Strong leaders balance authenticity with strategic intent. They know when to speak and when to listen. They adapt their message to the moment without abandoning their values.
Ned Stark never learns that distinction.
Manager or Leader?
Another of his flaws is more subtle: he develops managers, not leaders.
His sons learn discipline, order, and duty, but not adaptability. They know how to maintain systems, not transform them. Ironically, his daughters (Arya and Sansa) become the true leaders of the Stark legacy. Forced by circumstance, they evolve. They learn to read people, to bend before breaking.
Leadership isn’t inherited; it’s learned through exposure, failure, and change. Ned shields his children from that process, and in doing so, fails to prepare them for the world beyond the walls.
How many senior teams do we see doing the same, developing competence but not confidence, loyalty but not leadership?
The Quiet Ego
Ned’s ego isn’t loud, but it’s there. It’s the moral superiority of believing you always know right from wrong. It’s the quiet arrogance of thinking your way is the only honest way.
That mindset alienates those around you. People stop challenging you and start avoiding you. In time, they start plotting around you.
In business, moral ego can look like leaders who dismiss politics as “beneath them,” who refuse to engage in influence because it feels manipulative, or who wear their integrity like armour. But armour, as every Stark learns, is heavy. It slows you down.
Values-Based Leadership but With Range
Values-based leadership isn’t the problem. In fact, it’s the foundation of trust and legitimacy. But values without adaptability are brittle.
The strongest leaders I’ve worked with hold firm to their principles but apply them with range. They know that fairness in one context means transparency; in another, it means discretion. They understand that integrity doesn’t require inflexibility. They operate by values, not by slogans.
The art of leadership lies in knowing which version of yourself the moment demands, and still recognising yourself at the end of the day.
The Ned Stark Test
Every leader faces a Ned Stark moment, i.e., that point when you must decide whether to stand immovably on principle or to bend strategically for the greater good.
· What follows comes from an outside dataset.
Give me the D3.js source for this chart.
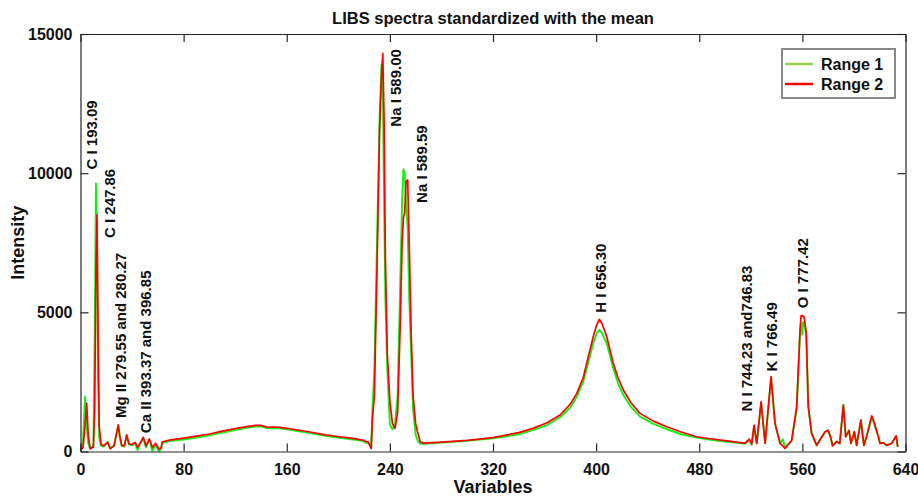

The test is not whether you hold your values. The test is whether you can interpret them intelligently. Can you apply honour in a dishonourable world without losing your head, metaphorically or otherwise?
Ned Stark couldn’t. That’s why he remains such a compelling case study in what happens when goodness outpaces wisdom.
What We Learn from Winterfell
Ned Stark’s story isn’t a rejection of honour; it’s a warning against moral rigidity.
Lead from your values but articulate them. Don’t assume others share your code; make it explicit.
Adapt without losing integrity. Context changes. So must you.
Build challenge into your circle. Loyalty without friction breeds complacency.
Know when transparency serves the mission, and when it sabotages it.
And never mistake moral confidence for moral superiority.
Leadership isn’t about staying pure in a complex world. It’s about staying purposeful.
If Ned Stark teaches us anything, it’s that good men can fail spectacularly when the world stops matching their values.
He reminds us that courage without context is recklessness, and integrity without insight is fragility. The North may remember, but organisations rarely do, and few leaders get a second chance to learn after losing their heads.
So by all means, lead with honour. Just don’t forget to play the game.